◆ **EXERCISE TASK**: Output each line exactly as it appears, skipping any embedded picture.
begin STORED DATA
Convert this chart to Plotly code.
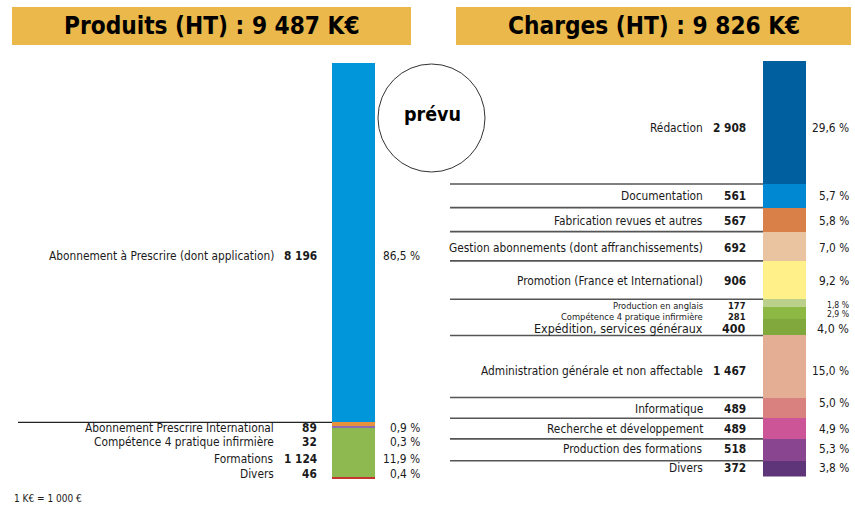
import plotly.graph_objects as go
import numpy as np

W, H = 855, 509

# ---------------- data ----------------
prod_title = "Produits (HT) : 9 487 K€"
prod_labels = ["Abonnement à Prescrire (dont application)", "Abonnement Prescrire International",
               "Compétence 4 pratique infirmière", "Formations", "Divers"]
prod_values = [8196, 89, 32, 1124, 46]
prod_pct = ["86,5 %", "0,9 %", "0,3 %", "11,9 %", "0,4 %"]

charge_title = "Charges (HT) : 9 826 K€"
charge_labels = ["Rédaction", "Documentation", "Fabrication revues et autres",
                 "Gestion abonnements (dont affranchissements)", "Promotion (France et International)",
                 "Production en anglais", "Compétence 4 pratique infirmière", "Expédition, services généraux",
                 "Administration générale et non affectable", "Informatique", "Recherche et développement",
                 "Production des formations", "Divers"]
charge_values = [2908, 561, 567, 692, 906, 177, 281, 400, 1467, 489, 489, 518, 372]
charge_pct = ["29,6 %", "5,7 %", "5,8 %", "7,0 %", "9,2 %", "1,8 %", "2,9 %", "4,0 %",
              "15,0 %", "5,0 %", "4,9 %", "5,3 %", "3,8 %"]

footnote = "1 K€ = 1 000 €"
stamp = "prévu"

# ---------------- styles / layout ----------------
prod_colors = ["#0096D9", "#E8913C", "#8C6BB1", "#8EB951", "#C4372D"]
charge_colors = ["#005F9F", "#0089D2", "#D97F48", "#EAC4A1", "#FFF089", "#BBD08A", "#8CB843",
                 "#80A83C", "#E3AE93", "#D8817E", "#CB5596", "#8A4590", "#5E3579"]

FONT = "DejaVu Sans Condensed, Liberation Sans Narrow, sans-serif"
TXT = "#1a1a1a"

# bar geometry in page pixels
L_TOP, L_BOT, L_X, BW = 63, 479, 353.5, 43
R_TOP, R_BOT, R_X = 61, 476.5, 784.5

# label offsets (pixels, relative to segment centre)
prod_lab_off = [13.3, 3.7, 15.3, 6.6, -4.0]
charge_lab_off = [5.5, 0.2, 1.0, 2.0, 0.9, 2.7, 4.0, 1.9, 4.2, 1.4, 0.7, -0.9, -0.4]
charge_pct_off = [5.5, 0.2, 1.0, 2.0, 0.9, 1.8, 1.0, 1.2, 4.2, -4.6, 0.7, -0.9, -0.4]
LFS = 11.8
charge_font = [LFS] * 13
charge_font[5] = 9.3
charge_font[6] = 9.3
charge_font[7] = 12.4
pct_font = list(charge_font)
pct_font[5] = 8.6
pct_font[6] = 8.6
charge_sep_after = [0, 1, 2, 3, 4, 7, 8, 9, 10, 11]


def py(y):
    return 1 - y / H


def fmt(v):
    return f"{v:,}".replace(",", " ")


fig = go.Figure()

for lab, v, c in zip(prod_labels, prod_values, prod_colors):
    fig.add_trace(go.Bar(x=[L_X], y=[v], width=BW, marker=dict(color=c, line=dict(width=0)),
                         name=lab, xaxis="x", yaxis="y", hoverinfo="skip", showlegend=False))
for lab, v, c in zip(charge_labels, charge_values, charge_colors):
    fig.add_trace(go.Bar(x=[R_X], y=[v], width=BW, marker=dict(color=c, line=dict(width=0)),
                         name=lab, xaxis="x2", yaxis="y2", hoverinfo="skip", showlegend=False))

prod_total = sum(prod_values)
charge_total = sum(charge_values)
l_scale = (L_BOT - L_TOP) / prod_total
r_scale = (R_BOT - R_TOP) / charge_total

ax = dict(visible=False, fixedrange=True)
fig.update_layout(
    width=W, height=H, margin=dict(l=0, r=0, t=0, b=0),
    paper_bgcolor="white", plot_bgcolor="rgba(0,0,0,0)",
    barmode="stack", bargap=0,
    xaxis=dict(range=[0, W], domain=[0, 1], anchor="y", **ax),
    xaxis2=dict(range=[0, W], domain=[0, 1], anchor="y2", overlaying="x", **ax),
    yaxis=dict(range=[prod_total, 0], domain=[py(L_BOT), py(L_TOP)], anchor="x", **ax),
    yaxis2=dict(range=[charge_total, 0], domain=[py(R_BOT), py(R_TOP)], anchor="x2", **ax),
    font=dict(family=FONT, color=TXT),
)

shapes = []
ann = []

# header boxes
for (x0, x1), title in [((12, 411), prod_title), ((456, 851), charge_title)]:
    shapes.append(dict(type="rect", xref="x", yref="paper", x0=x0, x1=x1, y0=py(45), y1=py(7),
                       fillcolor="#EAB84B", line=dict(width=0), layer="below"))
    ann.append(dict(xref="x", yref="paper", x=(x0 + x1) / 2, y=py(26), text=f"<b>{title}</b>",
                    showarrow=False, font=dict(size=24.2, color="#000", family=FONT),
                    xanchor="center", yanchor="middle"))

# stamp circle
shapes.append(dict(type="circle", xref="x", yref="paper", x0=378, x1=485, y0=py(172), y1=py(64),
                   line=dict(color="#333", width=1), fillcolor="white"))
ann.append(dict(xref="x", yref="paper", x=432, y=py(114), text=f"<b>{stamp}</b>", showarrow=False,
                font=dict(size=19.5, color="#000", family=FONT), xanchor="center", yanchor="middle"))

# left labels
cum = np.concatenate([[0], np.cumsum(prod_values)])
for i, (lab, v, p) in enumerate(zip(prod_labels, prod_values, prod_pct)):
    yc = (cum[i] + cum[i + 1]) / 2 + prod_lab_off[i] / l_scale
    ann.append(dict(xref="x", yref="y", x=276, y=yc, text=lab, showarrow=False, xanchor="right",
                    yanchor="middle", font=dict(size=LFS)))
    ann.append(dict(xref="x", yref="y", x=319, y=yc, text=f"<b>{fmt(v)}</b>", showarrow=False,
                    xanchor="right", yanchor="middle", font=dict(size=LFS)))
    ann.append(dict(xref="x", yref="y", x=422, y=yc, text=p, showarrow=False, xanchor="right",
                    yanchor="middle", font=dict(size=LFS)))
shapes.append(dict(type="line", xref="x", yref="y", x0=18, x1=L_X - BW / 2, y0=cum[1], y1=cum[1],
                   line=dict(color="#222", width=1.2)))

# right labels
cum2 = np.concatenate([[0], np.cumsum(charge_values)])
for i, (lab, v, p) in enumerate(zip(charge_labels, charge_values, charge_pct)):
    mid = (cum2[i] + cum2[i + 1]) / 2
    yl = mid + charge_lab_off[i] / r_scale
    yp = mid + charge_pct_off[i] / r_scale
    fs = charge_font[i]
    ann.append(dict(xref="x2", yref="y2", x=705, y=yl, text=lab, showarrow=False, xanchor="right",
                    yanchor="middle", font=dict(size=fs)))
    ann.append(dict(xref="x2", yref="y2", x=748, y=yl, text=f"<b>{fmt(v)}</b>", showarrow=False,
                    xanchor="right", yanchor="middle", font=dict(size=fs)))
    ann.append(dict(xref="x2", yref="y2", x=851, y=yp, text=p, showarrow=False, xanchor="right",
                    yanchor="middle", font=dict(size=pct_font[i])))
for i in charge_sep_after:
    yv = cum2[i + 1]
    shapes.append(dict(type="line", xref="x2", yref="y2", x0=450, x1=R_X - BW / 2, y0=yv, y1=yv,
                       line=dict(color="#555", width=1.6)))

ann.append(dict(xref="x", yref="paper", x=12, y=py(498), text=footnote, showarrow=False,
                xanchor="left", yanchor="middle", font=dict(size=10)))

fig.update_layout(shapes=shapes, annotations=ann)
fig.write_html("out.html", config={"displayModeBar": False, "staticPlot": True},
               post_script="document.body.style.margin='0px';document.body.style.overflow='hidden';")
end STORED DATA
◆ **THE RESPONSE**:
Convert this chart to Plotly code.
import plotly.graph_objects as go
import numpy as np

W, H = 855, 509

# ---------------- data ----------------
prod_title = "Produits (HT) : 9 487 K€"
prod_labels = ["Abonnement à Prescrire (dont application)", "Abonnement Prescrire International",
               "Compétence 4 pratique infirmière", "Formations", "Divers"]
prod_values = [8196, 89, 32, 1124, 46]
prod_pct = ["86,5 %", "0,9 %", "0,3 %", "11,9 %", "0,4 %"]

charge_title = "Charges (HT) : 9 826 K€"
charge_labels = ["Rédaction", "Documentation", "Fabrication revues et autres",
                 "Gestion abonnements (dont affranchissements)", "Promotion (France et International)",
                 "Production en anglais", "Compétence 4 pratique infirmière", "Expédition, services généraux",
                 "Administration générale et non affectable", "Informatique", "Recherche et développement",
                 "Production des formations", "Divers"]
charge_values = [2908, 561, 567, 692, 906, 177, 281, 400, 1467, 489, 489, 518, 372]
charge_pct = ["29,6 %", "5,7 %", "5,8 %", "7,0 %", "9,2 %", "1,8 %", "2,9 %", "4,0 %",
              "15,0 %", "5,0 %", "4,9 %", "5,3 %", "3,8 %"]

footnote = "1 K€ = 1 000 €"
stamp = "prévu"

# ---------------- styles / layout ----------------
prod_colors = ["#0096D9", "#E8913C", "#8C6BB1", "#8EB951", "#C4372D"]
charge_colors = ["#005F9F", "#0089D2", "#D97F48", "#EAC4A1", "#FFF089", "#BBD08A", "#8CB843",
                 "#80A83C", "#E3AE93", "#D8817E", "#CB5596", "#8A4590", "#5E3579"]

FONT = "DejaVu Sans Condensed, Liberation Sans Narrow, sans-serif"
TXT = "#1a1a1a"

# bar geometry in page pixels
L_TOP, L_BOT, L_X, BW = 63, 479, 353.5, 43
R_TOP, R_BOT, R_X = 61, 476.5, 784.5

# label offsets (pixels, relative to segment centre)
prod_lab_off = [13.3, 3.7, 15.3, 6.6, -4.0]
charge_lab_off = [5.5, 0.2, 1.0, 2.0, 0.9, 2.7, 4.0, 1.9, 4.2, 1.4, 0.7, -0.9, -0.4]
charge_pct_off = [5.5, 0.2, 1.0, 2.0, 0.9, 1.8, 1.0, 1.2, 4.2, -4.6, 0.7, -0.9, -0.4]
LFS = 11.8
charge_font = [LFS] * 13
charge_font[5] = 9.3
charge_font[6] = 9.3
charge_font[7] = 12.4
pct_font = list(charge_font)
pct_font[5] = 8.6
pct_font[6] = 8.6
charge_sep_after = [0, 1, 2, 3, 4, 7, 8, 9, 10, 11]


def py(y):
    return 1 - y / H


def fmt(v):
    return f"{v:,}".replace(",", " ")


fig = go.Figure()

for lab, v, c in zip(prod_labels, prod_values, prod_colors):
    fig.add_trace(go.Bar(x=[L_X], y=[v], width=BW, marker=dict(color=c, line=dict(width=0)),
                         name=lab, xaxis="x", yaxis="y", hoverinfo="skip", showlegend=False))
for lab, v, c in zip(charge_labels, charge_values, charge_colors):
    fig.add_trace(go.Bar(x=[R_X], y=[v], width=BW, marker=dict(color=c, line=dict(width=0)),
                         name=lab, xaxis="x2", yaxis="y2", hoverinfo="skip", showlegend=False))

prod_total = sum(prod_values)
charge_total = sum(charge_values)
l_scale = (L_BOT - L_TOP) / prod_total
r_scale = (R_BOT - R_TOP) / charge_total

ax = dict(visible=False, fixedrange=True)
fig.update_layout(
    width=W, height=H, margin=dict(l=0, r=0, t=0, b=0),
    paper_bgcolor="white", plot_bgcolor="rgba(0,0,0,0)",
    barmode="stack", bargap=0,
    xaxis=dict(range=[0, W], domain=[0, 1], anchor="y", **ax),
    xaxis2=dict(range=[0, W], domain=[0, 1], anchor="y2", overlaying="x", **ax),
    yaxis=dict(range=[prod_total, 0], domain=[py(L_BOT), py(L_TOP)], anchor="x", **ax),
    yaxis2=dict(range=[charge_total, 0], domain=[py(R_BOT), py(R_TOP)], anchor="x2", **ax),
    font=dict(family=FONT, color=TXT),
)

shapes = []
ann = []

# header boxes
for (x0, x1), title in [((12, 411), prod_title), ((456, 851), charge_title)]:
    shapes.append(dict(type="rect", xref="x", yref="paper", x0=x0, x1=x1, y0=py(45), y1=py(7),
                       fillcolor="#EAB84B", line=dict(width=0), layer="below"))
    ann.append(dict(xref="x", yref="paper", x=(x0 + x1) / 2, y=py(26), text=f"<b>{title}</b>",
                    showarrow=False, font=dict(size=24.2, color="#000", family=FONT),
                    xanchor="center", yanchor="middle"))

# stamp circle
shapes.append(dict(type="circle", xref="x", yref="paper", x0=378, x1=485, y0=py(172), y1=py(64),
                   line=dict(color="#333", width=1), fillcolor="white"))
ann.append(dict(xref="x", yref="paper", x=432, y=py(114), text=f"<b>{stamp}</b>", showarrow=False,
                font=dict(size=19.5, color="#000", family=FONT), xanchor="center", yanchor="middle"))

# left labels
cum = np.concatenate([[0], np.cumsum(prod_values)])
for i, (lab, v, p) in enumerate(zip(prod_labels, prod_values, prod_pct)):
    yc = (cum[i] + cum[i + 1]) / 2 + prod_lab_off[i] / l_scale
    ann.append(dict(xref="x", yref="y", x=276, y=yc, text=lab, showarrow=False, xanchor="right",
                    yanchor="middle", font=dict(size=LFS)))
    ann.append(dict(xref="x", yref="y", x=319, y=yc, text=f"<b>{fmt(v)}</b>", showarrow=False,
                    xanchor="right", yanchor="middle", font=dict(size=LFS)))
    ann.append(dict(xref="x", yref="y", x=422, y=yc, text=p, showarrow=False, xanchor="right",
                    yanchor="middle", font=dict(size=LFS)))
shapes.append(dict(type="line", xref="x", yref="y", x0=18, x1=L_X - BW / 2, y0=cum[1], y1=cum[1],
                   line=dict(color="#222", width=1.2)))

# right labels
cum2 = np.concatenate([[0], np.cumsum(charge_values)])
for i, (lab, v, p) in enumerate(zip(charge_labels, charge_values, charge_pct)):
    mid = (cum2[i] + cum2[i + 1]) / 2
    yl = mid + charge_lab_off[i] / r_scale
    yp = mid + charge_pct_off[i] / r_scale
    fs = charge_font[i]
    ann.append(dict(xref="x2", yref="y2", x=705, y=yl, text=lab, showarrow=False, xanchor="right",
                    yanchor="middle", font=dict(size=fs)))
    ann.append(dict(xref="x2", yref="y2", x=748, y=yl, text=f"<b>{fmt(v)}</b>", showarrow=False,
                    xanchor="right", yanchor="middle", font=dict(size=fs)))
    ann.append(dict(xref="x2", yref="y2", x=851, y=yp, text=p, showarrow=False, xanchor="right",
                    yanchor="middle", font=dict(size=pct_font[i])))
for i in charge_sep_after:
    yv = cum2[i + 1]
    shapes.append(dict(type="line", xref="x2", yref="y2", x0=450, x1=R_X - BW / 2, y0=yv, y1=yv,
                       line=dict(color="#555", width=1.6)))

ann.append(dict(xref="x", yref="paper", x=12, y=py(498), text=footnote, showarrow=False,
                xanchor="left", yanchor="middle", font=dict(size=10)))

fig.update_layout(shapes=shapes, annotations=ann)
fig.write_html("out.html", config={"displayModeBar": False, "staticPlot": True},
               post_script="document.body.style.margin='0px';document.body.style.overflow='hidden';")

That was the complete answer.